Miracolo

Rubrica de Il Sole 24ore “Abitare le parole”

La parola miracolo, in alcuni contesti, basta da sola ad alienarsi la simpatia di chiunque si ritenga mediamente acculturato. Vi è chi – come B. Spinoza nel suo Tractatus theologico-politicus (cap. 6) – ritiene che il miracolo sia «mera assurdità».
Nel tempo, con esiti diversi, il miracolo ha attirato comunque l’attenzione di filosofi, scienziati, teologi e letterati. Già nell’antichità classica era ritenuto miracolo qualsiasi evento eccezionale o inspiegabile che, proprio per questo, veniva accolto come manifestazione della volontà divina. È così, ad esempio, nell’Iliade (II, 34-38) e nell’Odissea (XII, 394-396).

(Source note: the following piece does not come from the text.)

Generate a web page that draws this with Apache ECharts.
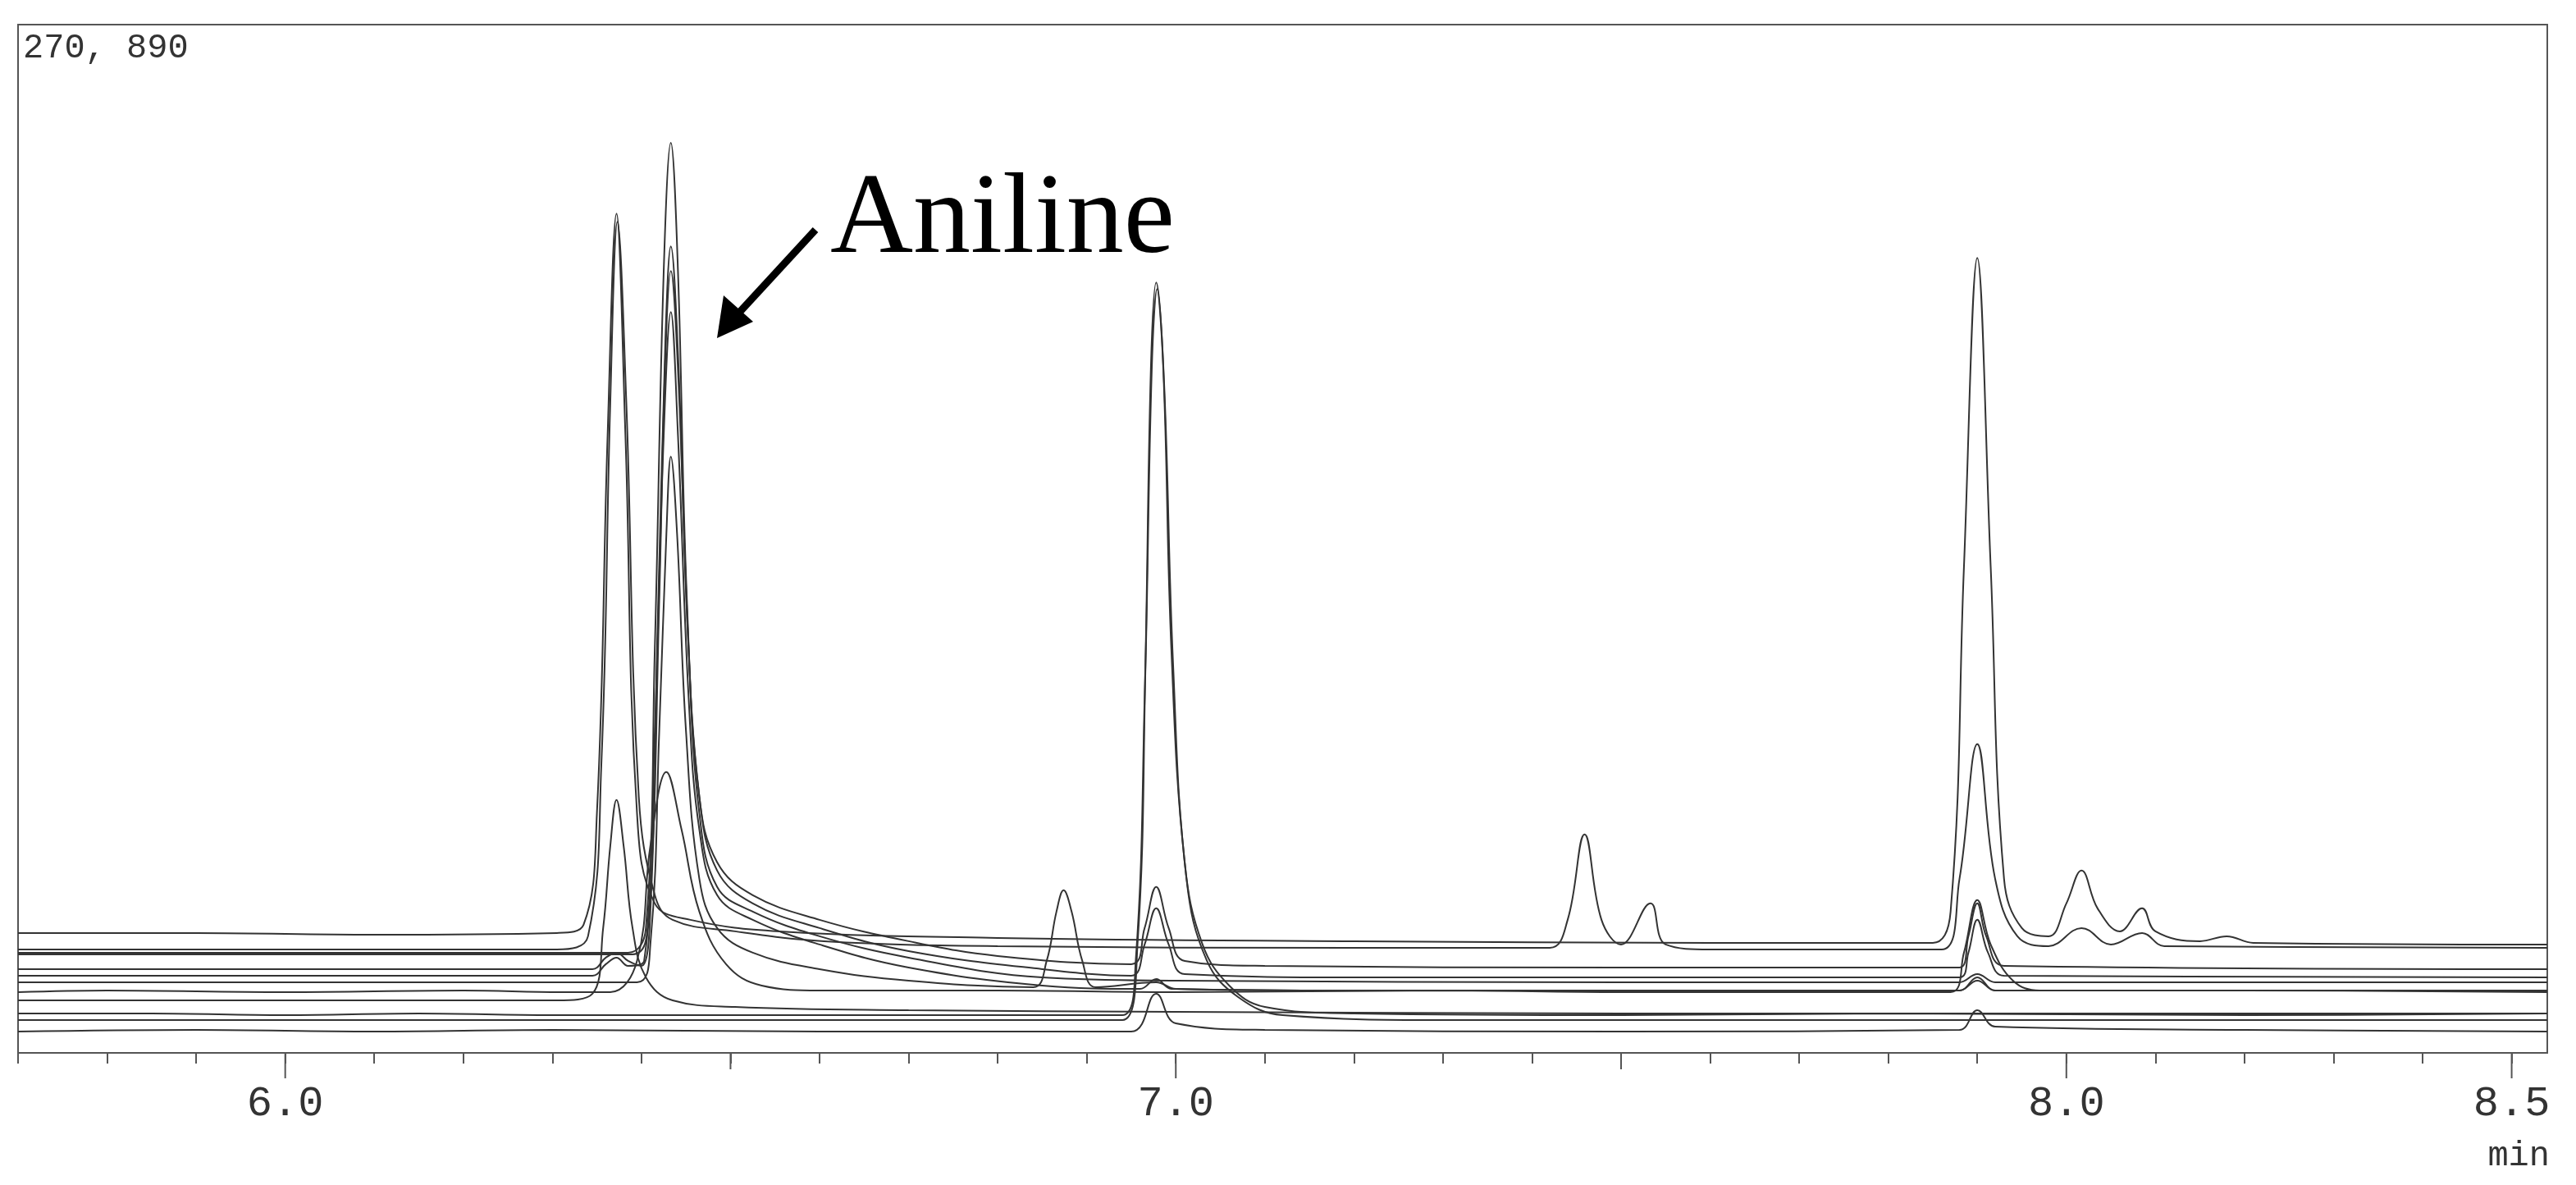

Presso i latini, la parola miraculum non evoca subito il mondo religioso. È piuttosto una iperbole con la quale si indica tutto ciò che – riferito all’uomo, a un evento o a una realtà – trascende le comuni possibilità di capire, di esistere o di agire. Per cui miraculum può essere una vittoria militare di eccezionale portata, un intervento che trasforma una realtà in maniera imprevedibile, tanto da provocare sorpresa, stupore e meraviglia. A confermare questa concezione del miracolo è la sua stessa etimologia, che fa derivare miraculum (cosa meravigliosa) dal verbo latino mirari (ammirare, meravigliarsi). In greco, soprattutto nel greco del Nuovo Testamento, gli eventi miracolosi possono contare su ben quattro termini, con accentuazioni differenti: semèion (segno), tèras (prodigio), thàuma (meraviglia), dΰnamis (potenza).
Una riflessione più accurata sulla Sacra Scrittura e sui Padri della Chiesa ha contribuito, a partire dagli inizi del ‘900, a ridimensionare l’interpretazione esclusiva del miracolo come intervento di Dio che infrange il corso delle leggi della natura. Ai miracoli è stato restituito il significato più profondo di segni e gesti che invitano l’uomo ad aprirsi a una p/Presenza e a un annunzio che lo riguardano. I miracoli non possono essere ridotti, cioè, a interventi dimostrativi di una potenza che intende, con essi, mettere all’angolo qualcuno. Lo stesso Gesù chiede spesso agli ammalati da lui guariti di rimanere in silenzio. È anche per questo che, nella teologia cattolica, i miracoli non sono la strada ordinaria dell’annuncio cristiano e a nessuno è fatto obbligo di crederci. Anzi la Chiesa non smette, talvolta a costo di dispiacere a qualcuno, di mettere in guardia da frettolose attribuzioni di miracoli.
Ancora oggi è possibile recuperare l’orizzonte in cui resta intatto lo spazio per l’esperienza del miracolo. È l’orizzonte abitato dall’uomo che conserva e coltiva la sua capacità di interrogarsi, stupirsi e sentirsi interpellato da ciò che supera i suoi calcoli e i suoi progetti. Ammettere la possibilità del miracolo vuol dire oggi riconoscere che ciò che conosciamo, sappiamo e sperimentiamo non è il tutto; che abbiamo il diritto di aspettarci altro e il dovere di fare il possibile perché avvenga. Accogliere la possibilità del miracolo è, insomma, prendere le distanze da ogni forma di determinismo e di fatalismo paralizzanti. Perché tutto ciò che eccede l’umana comprensione è segno di una p/Presenza che chiama alla responsabilità.